What to work on: From the first line of the data below through the line holding "(\bx,\by) .. (\n);", output each line exactly and leave the pictures out.

Source data:
============

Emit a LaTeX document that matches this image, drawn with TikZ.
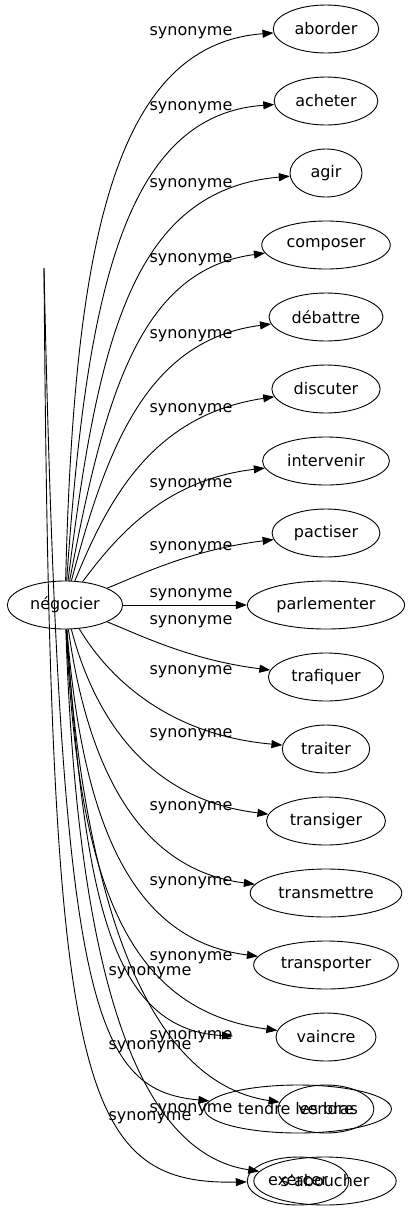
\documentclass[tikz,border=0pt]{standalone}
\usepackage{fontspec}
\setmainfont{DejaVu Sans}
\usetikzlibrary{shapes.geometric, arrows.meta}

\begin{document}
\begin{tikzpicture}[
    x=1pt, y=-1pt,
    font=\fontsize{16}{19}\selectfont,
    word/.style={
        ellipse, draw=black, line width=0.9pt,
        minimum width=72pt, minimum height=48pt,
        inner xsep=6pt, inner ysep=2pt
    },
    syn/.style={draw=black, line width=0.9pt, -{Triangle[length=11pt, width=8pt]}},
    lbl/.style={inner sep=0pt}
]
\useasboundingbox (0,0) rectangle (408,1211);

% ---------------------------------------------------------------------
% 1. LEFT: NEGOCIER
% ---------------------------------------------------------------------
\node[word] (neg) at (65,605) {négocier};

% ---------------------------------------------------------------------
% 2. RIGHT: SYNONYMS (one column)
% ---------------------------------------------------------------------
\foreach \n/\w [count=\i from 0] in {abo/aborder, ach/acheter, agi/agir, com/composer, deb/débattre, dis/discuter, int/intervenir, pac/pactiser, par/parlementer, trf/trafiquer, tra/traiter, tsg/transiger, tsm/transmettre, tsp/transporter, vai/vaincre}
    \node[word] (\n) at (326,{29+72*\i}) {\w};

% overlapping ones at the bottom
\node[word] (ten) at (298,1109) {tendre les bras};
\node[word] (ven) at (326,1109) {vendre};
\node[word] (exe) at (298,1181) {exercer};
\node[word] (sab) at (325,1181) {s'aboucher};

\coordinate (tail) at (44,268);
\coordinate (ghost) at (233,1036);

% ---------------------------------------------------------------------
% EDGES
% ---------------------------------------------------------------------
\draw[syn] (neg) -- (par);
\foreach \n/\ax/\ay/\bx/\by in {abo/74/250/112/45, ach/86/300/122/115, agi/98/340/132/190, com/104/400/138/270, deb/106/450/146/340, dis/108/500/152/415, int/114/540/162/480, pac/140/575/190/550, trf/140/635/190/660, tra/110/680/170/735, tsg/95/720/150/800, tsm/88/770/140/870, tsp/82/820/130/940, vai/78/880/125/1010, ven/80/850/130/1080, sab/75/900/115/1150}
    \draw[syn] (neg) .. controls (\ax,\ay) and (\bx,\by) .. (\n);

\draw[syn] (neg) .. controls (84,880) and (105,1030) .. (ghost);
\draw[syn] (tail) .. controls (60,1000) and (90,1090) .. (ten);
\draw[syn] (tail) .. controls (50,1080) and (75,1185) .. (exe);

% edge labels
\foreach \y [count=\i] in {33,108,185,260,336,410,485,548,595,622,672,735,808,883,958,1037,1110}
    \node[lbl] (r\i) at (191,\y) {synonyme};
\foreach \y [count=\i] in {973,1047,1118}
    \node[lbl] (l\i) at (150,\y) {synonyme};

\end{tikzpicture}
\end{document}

============

Finished task:
Emit a LaTeX document that matches this image, drawn with TikZ.
\documentclass[tikz,border=0pt]{standalone}
\usepackage{fontspec}
\setmainfont{DejaVu Sans}
\usetikzlibrary{shapes.geometric, arrows.meta}

\begin{document}
\begin{tikzpicture}[
    x=1pt, y=-1pt,
    font=\fontsize{16}{19}\selectfont,
    word/.style={
        ellipse, draw=black, line width=0.9pt,
        minimum width=72pt, minimum height=48pt,
        inner xsep=6pt, inner ysep=2pt
    },
    syn/.style={draw=black, line width=0.9pt, -{Triangle[length=11pt, width=8pt]}},
    lbl/.style={inner sep=0pt}
]
\useasboundingbox (0,0) rectangle (408,1211);

% ---------------------------------------------------------------------
% 1. LEFT: NEGOCIER
% ---------------------------------------------------------------------
\node[word] (neg) at (65,605) {négocier};

% ---------------------------------------------------------------------
% 2. RIGHT: SYNONYMS (one column)
% ---------------------------------------------------------------------
\foreach \n/\w [count=\i from 0] in {abo/aborder, ach/acheter, agi/agir, com/composer, deb/débattre, dis/discuter, int/intervenir, pac/pactiser, par/parlementer, trf/trafiquer, tra/traiter, tsg/transiger, tsm/transmettre, tsp/transporter, vai/vaincre}
    \node[word] (\n) at (326,{29+72*\i}) {\w};

% overlapping ones at the bottom
\node[word] (ten) at (298,1109) {tendre les bras};
\node[word] (ven) at (326,1109) {vendre};
\node[word] (exe) at (298,1181) {exercer};
\node[word] (sab) at (325,1181) {s'aboucher};

\coordinate (tail) at (44,268);
\coordinate (ghost) at (233,1036);

% ---------------------------------------------------------------------
% EDGES
% ---------------------------------------------------------------------
\draw[syn] (neg) -- (par);
\foreach \n/\ax/\ay/\bx/\by in {abo/74/250/112/45, ach/86/300/122/115, agi/98/340/132/190, com/104/400/138/270, deb/106/450/146/340, dis/108/500/152/415, int/114/540/162/480, pac/140/575/190/550, trf/140/635/190/660, tra/110/680/170/735, tsg/95/720/150/800, tsm/88/770/140/870, tsp/82/820/130/940, vai/78/880/125/1010, ven/80/850/130/1080, sab/75/900/115/1150}
    \draw[syn] (neg) .. controls (\ax,\ay) and (\bx,\by) .. (\n);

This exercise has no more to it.